__GIVEN EXERCISE__: Each line of the data that includes the string "this" is to be copied out.

[Begin GIVEN DATA]

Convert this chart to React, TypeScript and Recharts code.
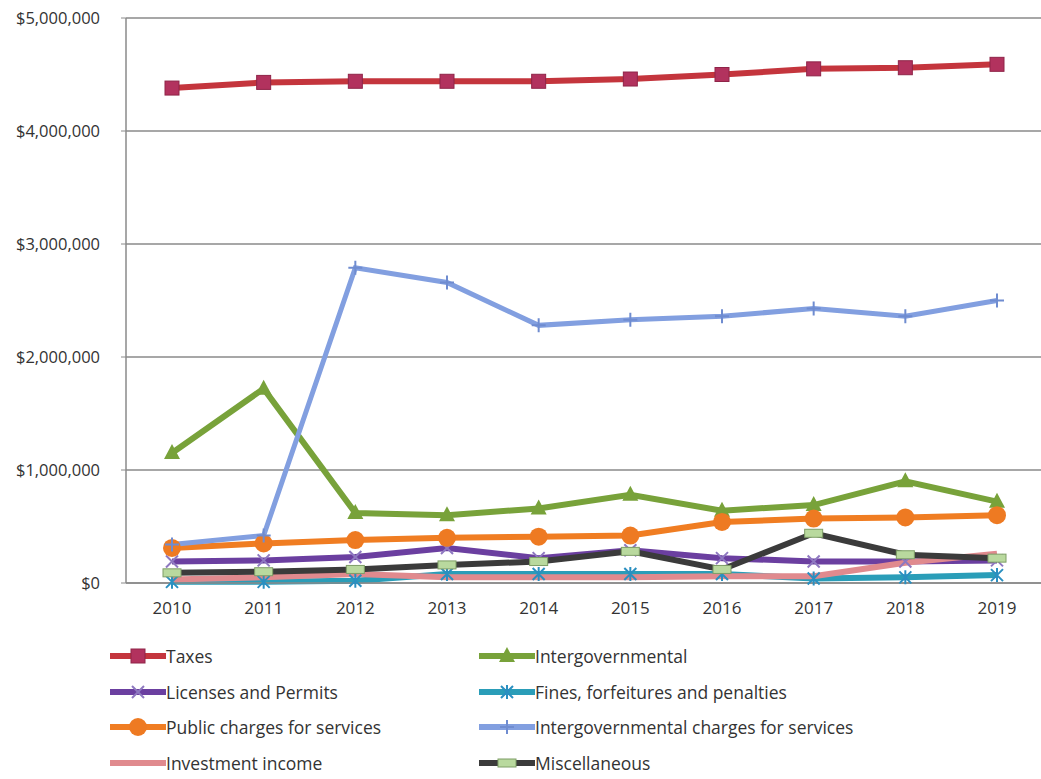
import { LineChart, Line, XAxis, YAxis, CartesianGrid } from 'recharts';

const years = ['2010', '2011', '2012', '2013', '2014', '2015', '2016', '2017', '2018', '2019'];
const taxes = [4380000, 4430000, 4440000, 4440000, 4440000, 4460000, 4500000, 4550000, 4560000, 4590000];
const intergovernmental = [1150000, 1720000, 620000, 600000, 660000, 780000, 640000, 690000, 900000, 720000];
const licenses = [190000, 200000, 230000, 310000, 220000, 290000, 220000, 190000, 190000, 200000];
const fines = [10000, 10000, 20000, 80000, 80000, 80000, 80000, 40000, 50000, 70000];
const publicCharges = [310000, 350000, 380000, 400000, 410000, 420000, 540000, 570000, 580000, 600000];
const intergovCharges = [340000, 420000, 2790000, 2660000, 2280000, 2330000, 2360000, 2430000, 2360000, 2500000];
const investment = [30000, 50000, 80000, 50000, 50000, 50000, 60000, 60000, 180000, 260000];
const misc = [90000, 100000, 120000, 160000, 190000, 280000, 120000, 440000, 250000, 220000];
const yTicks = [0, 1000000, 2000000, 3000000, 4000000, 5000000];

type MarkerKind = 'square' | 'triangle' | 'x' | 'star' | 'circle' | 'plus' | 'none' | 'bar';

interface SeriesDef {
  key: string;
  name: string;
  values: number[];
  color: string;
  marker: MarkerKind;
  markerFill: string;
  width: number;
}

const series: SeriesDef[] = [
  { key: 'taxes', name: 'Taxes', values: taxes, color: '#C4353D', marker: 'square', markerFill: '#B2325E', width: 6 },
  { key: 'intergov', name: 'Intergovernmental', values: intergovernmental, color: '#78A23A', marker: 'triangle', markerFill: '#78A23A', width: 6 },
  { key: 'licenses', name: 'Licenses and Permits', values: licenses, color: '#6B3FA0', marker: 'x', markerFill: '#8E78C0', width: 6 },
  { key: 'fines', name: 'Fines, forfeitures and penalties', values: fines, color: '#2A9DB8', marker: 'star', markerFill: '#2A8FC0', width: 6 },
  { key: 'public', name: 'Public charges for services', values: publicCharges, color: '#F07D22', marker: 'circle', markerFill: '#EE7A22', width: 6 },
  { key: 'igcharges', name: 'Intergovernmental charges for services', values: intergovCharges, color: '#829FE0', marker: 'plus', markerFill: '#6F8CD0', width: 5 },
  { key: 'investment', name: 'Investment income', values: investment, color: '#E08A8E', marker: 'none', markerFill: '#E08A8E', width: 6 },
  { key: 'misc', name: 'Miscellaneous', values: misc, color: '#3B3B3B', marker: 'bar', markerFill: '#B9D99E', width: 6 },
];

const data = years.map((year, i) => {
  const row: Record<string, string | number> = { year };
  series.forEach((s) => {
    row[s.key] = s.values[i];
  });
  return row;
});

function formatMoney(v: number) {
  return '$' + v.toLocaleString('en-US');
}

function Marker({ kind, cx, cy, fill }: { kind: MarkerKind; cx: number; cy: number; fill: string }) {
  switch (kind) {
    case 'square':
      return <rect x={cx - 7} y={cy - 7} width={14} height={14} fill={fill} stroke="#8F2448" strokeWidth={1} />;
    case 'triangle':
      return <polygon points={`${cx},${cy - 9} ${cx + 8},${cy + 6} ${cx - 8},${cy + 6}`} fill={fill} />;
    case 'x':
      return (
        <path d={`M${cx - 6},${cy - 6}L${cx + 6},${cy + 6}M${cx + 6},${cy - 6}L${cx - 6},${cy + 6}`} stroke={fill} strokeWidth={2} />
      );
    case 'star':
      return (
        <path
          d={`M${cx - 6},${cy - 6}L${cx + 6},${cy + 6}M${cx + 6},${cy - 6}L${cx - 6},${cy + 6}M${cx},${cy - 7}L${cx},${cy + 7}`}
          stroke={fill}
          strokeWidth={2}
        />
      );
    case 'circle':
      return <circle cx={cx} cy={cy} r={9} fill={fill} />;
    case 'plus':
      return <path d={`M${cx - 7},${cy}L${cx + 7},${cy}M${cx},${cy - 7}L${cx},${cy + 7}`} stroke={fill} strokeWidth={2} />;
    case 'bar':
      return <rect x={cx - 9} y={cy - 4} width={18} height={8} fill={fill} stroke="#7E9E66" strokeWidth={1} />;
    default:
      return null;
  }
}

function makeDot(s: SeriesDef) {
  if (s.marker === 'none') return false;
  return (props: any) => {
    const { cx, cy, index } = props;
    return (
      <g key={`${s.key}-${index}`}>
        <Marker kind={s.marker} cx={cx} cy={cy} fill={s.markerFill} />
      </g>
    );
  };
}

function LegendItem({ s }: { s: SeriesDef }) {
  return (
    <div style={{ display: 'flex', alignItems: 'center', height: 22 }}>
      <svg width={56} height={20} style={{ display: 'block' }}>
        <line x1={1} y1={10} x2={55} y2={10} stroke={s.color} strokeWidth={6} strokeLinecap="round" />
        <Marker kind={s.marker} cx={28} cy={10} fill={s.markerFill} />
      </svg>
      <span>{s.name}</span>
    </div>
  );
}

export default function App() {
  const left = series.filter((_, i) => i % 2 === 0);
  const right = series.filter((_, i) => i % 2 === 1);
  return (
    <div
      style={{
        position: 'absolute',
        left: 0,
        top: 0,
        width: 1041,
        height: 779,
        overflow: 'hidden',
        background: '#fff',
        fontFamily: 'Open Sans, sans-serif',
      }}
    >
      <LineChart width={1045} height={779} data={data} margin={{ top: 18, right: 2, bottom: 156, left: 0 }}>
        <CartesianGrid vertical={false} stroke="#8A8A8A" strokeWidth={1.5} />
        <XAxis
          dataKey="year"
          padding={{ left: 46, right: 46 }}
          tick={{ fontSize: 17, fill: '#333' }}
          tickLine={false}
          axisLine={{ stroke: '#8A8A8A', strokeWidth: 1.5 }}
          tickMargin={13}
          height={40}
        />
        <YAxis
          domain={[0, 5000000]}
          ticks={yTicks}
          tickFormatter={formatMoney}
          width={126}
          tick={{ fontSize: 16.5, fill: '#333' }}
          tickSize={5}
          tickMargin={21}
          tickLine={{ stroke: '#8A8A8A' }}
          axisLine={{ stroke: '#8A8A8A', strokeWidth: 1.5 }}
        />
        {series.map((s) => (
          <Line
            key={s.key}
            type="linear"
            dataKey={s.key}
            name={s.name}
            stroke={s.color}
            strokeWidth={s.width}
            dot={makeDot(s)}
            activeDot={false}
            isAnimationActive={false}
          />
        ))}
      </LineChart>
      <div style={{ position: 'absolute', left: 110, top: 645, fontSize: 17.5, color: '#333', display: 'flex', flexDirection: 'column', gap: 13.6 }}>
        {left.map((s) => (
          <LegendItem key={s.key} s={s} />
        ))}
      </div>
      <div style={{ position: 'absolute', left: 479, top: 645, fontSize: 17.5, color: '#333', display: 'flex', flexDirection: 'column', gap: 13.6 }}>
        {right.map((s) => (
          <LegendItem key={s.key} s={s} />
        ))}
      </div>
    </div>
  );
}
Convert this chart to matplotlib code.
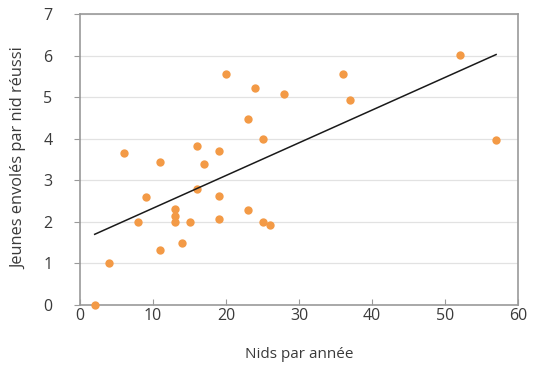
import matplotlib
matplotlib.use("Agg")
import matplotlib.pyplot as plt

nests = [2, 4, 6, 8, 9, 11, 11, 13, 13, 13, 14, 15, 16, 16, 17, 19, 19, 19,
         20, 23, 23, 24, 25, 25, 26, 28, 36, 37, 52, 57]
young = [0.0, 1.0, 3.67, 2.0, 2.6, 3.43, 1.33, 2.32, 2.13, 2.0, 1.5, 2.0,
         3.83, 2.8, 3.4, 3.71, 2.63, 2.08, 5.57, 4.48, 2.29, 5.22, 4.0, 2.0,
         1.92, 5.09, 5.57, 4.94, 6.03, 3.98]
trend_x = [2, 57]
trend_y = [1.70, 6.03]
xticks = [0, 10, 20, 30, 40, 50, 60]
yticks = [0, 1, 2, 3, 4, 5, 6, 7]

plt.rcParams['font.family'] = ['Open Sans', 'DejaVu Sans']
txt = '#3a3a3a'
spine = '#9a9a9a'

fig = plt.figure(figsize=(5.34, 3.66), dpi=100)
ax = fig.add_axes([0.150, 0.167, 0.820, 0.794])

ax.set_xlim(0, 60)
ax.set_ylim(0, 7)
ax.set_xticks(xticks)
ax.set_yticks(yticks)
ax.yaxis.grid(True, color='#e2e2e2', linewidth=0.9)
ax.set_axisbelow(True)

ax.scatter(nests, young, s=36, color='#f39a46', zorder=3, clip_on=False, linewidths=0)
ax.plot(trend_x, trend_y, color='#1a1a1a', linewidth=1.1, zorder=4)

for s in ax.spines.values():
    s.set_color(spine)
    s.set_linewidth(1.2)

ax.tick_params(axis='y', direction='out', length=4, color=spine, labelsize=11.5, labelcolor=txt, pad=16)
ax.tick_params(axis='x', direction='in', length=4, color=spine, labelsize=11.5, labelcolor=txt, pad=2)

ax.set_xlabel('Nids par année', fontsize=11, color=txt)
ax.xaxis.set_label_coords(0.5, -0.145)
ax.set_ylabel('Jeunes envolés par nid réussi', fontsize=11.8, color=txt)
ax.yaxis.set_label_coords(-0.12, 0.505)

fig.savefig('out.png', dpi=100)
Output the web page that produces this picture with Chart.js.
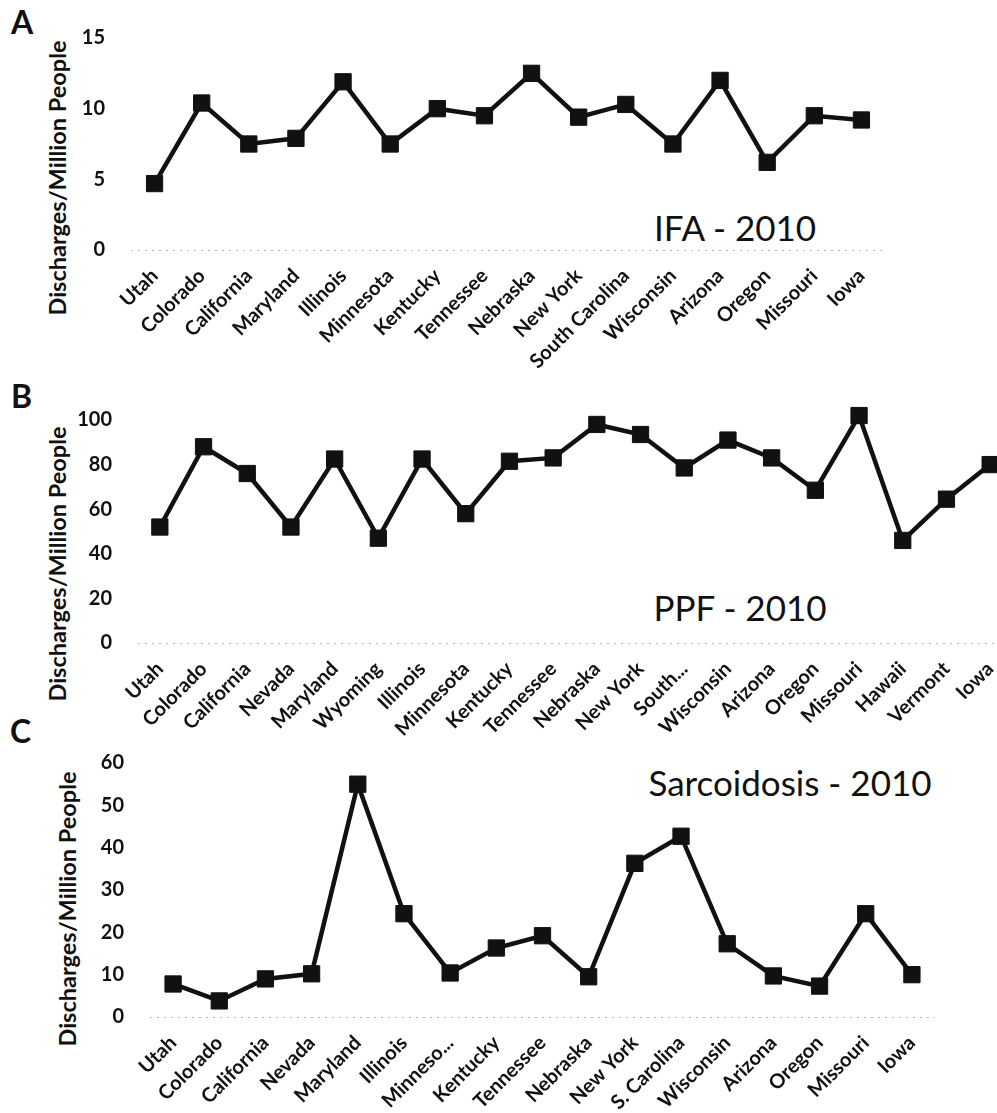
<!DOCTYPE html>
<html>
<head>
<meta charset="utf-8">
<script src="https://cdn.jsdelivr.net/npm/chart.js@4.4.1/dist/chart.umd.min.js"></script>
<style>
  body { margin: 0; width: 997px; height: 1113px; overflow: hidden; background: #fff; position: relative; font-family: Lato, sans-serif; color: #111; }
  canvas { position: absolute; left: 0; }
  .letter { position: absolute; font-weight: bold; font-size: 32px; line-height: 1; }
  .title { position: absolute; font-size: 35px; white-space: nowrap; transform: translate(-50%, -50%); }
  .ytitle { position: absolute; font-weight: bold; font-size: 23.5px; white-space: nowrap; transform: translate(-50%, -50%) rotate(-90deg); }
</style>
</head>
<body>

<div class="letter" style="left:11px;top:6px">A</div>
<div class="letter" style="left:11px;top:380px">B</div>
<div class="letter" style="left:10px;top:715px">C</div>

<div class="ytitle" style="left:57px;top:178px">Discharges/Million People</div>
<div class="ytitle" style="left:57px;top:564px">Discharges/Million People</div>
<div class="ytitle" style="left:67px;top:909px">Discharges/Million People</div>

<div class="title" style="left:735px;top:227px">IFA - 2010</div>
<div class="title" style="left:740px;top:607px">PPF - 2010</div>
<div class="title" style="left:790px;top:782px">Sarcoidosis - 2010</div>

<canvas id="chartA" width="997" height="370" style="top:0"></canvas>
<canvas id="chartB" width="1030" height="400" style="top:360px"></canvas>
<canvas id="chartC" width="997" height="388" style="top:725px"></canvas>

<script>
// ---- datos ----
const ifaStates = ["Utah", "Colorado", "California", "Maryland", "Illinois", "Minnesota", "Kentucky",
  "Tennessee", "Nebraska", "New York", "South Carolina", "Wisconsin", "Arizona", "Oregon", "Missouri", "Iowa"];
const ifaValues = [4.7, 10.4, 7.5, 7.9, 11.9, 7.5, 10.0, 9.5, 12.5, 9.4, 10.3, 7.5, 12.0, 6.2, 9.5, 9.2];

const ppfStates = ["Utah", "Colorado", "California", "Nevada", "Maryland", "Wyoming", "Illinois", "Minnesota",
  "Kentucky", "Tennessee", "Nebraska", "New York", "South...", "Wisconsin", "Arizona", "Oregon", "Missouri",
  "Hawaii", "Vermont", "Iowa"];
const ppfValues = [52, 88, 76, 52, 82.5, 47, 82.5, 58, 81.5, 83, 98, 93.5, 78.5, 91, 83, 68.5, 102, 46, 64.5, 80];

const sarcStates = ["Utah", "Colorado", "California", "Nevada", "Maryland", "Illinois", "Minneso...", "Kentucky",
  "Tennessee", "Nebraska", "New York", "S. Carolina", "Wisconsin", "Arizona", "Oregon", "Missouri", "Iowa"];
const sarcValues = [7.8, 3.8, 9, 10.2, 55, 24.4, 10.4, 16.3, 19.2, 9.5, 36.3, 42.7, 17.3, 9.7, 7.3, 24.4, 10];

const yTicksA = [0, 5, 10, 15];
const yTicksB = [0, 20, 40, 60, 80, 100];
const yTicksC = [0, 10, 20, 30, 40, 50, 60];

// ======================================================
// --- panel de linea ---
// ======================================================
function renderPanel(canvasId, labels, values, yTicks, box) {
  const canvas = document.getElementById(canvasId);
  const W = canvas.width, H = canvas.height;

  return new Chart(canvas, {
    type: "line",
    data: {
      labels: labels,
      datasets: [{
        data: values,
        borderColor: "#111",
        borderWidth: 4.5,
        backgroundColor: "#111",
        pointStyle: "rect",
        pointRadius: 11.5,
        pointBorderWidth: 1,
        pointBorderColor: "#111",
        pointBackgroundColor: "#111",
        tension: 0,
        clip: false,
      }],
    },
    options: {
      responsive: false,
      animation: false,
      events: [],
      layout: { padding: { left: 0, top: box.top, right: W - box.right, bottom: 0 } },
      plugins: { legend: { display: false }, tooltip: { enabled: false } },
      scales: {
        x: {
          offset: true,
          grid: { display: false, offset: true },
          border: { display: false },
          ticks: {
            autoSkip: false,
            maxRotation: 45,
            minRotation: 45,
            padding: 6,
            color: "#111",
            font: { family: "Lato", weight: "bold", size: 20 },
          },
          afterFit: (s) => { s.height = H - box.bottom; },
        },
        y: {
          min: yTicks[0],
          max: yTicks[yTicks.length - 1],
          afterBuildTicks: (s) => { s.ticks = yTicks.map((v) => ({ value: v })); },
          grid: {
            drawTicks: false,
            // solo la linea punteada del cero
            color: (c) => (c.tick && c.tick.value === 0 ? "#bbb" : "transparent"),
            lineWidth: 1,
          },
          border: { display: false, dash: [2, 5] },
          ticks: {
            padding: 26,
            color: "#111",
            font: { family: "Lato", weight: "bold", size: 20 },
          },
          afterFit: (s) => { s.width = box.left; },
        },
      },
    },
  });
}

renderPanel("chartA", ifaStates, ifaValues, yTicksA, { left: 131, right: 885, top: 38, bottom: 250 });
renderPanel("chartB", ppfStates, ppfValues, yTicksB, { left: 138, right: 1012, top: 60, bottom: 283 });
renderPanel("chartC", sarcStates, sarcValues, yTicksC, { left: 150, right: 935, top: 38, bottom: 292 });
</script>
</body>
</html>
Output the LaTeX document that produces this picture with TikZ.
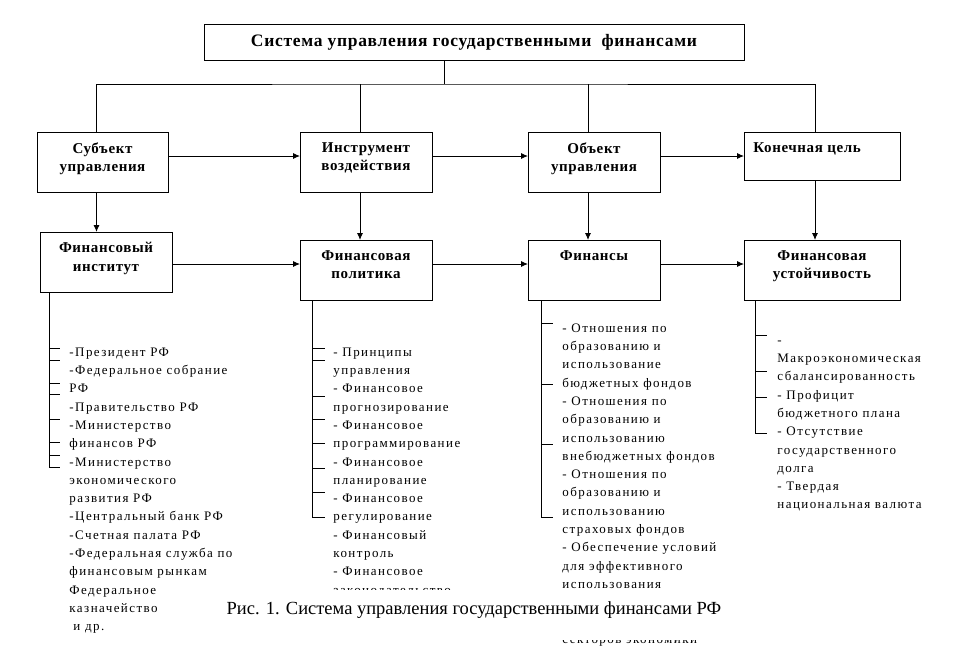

[End GIVEN DATA]

__EXERCISE SOLUTION__:
Convert this chart to React, TypeScript and Recharts code.
Convert this chart to matplotlib code.
Output the web page that produces this picture with Chart.js.
Output the LaTeX document that produces this picture with TikZ.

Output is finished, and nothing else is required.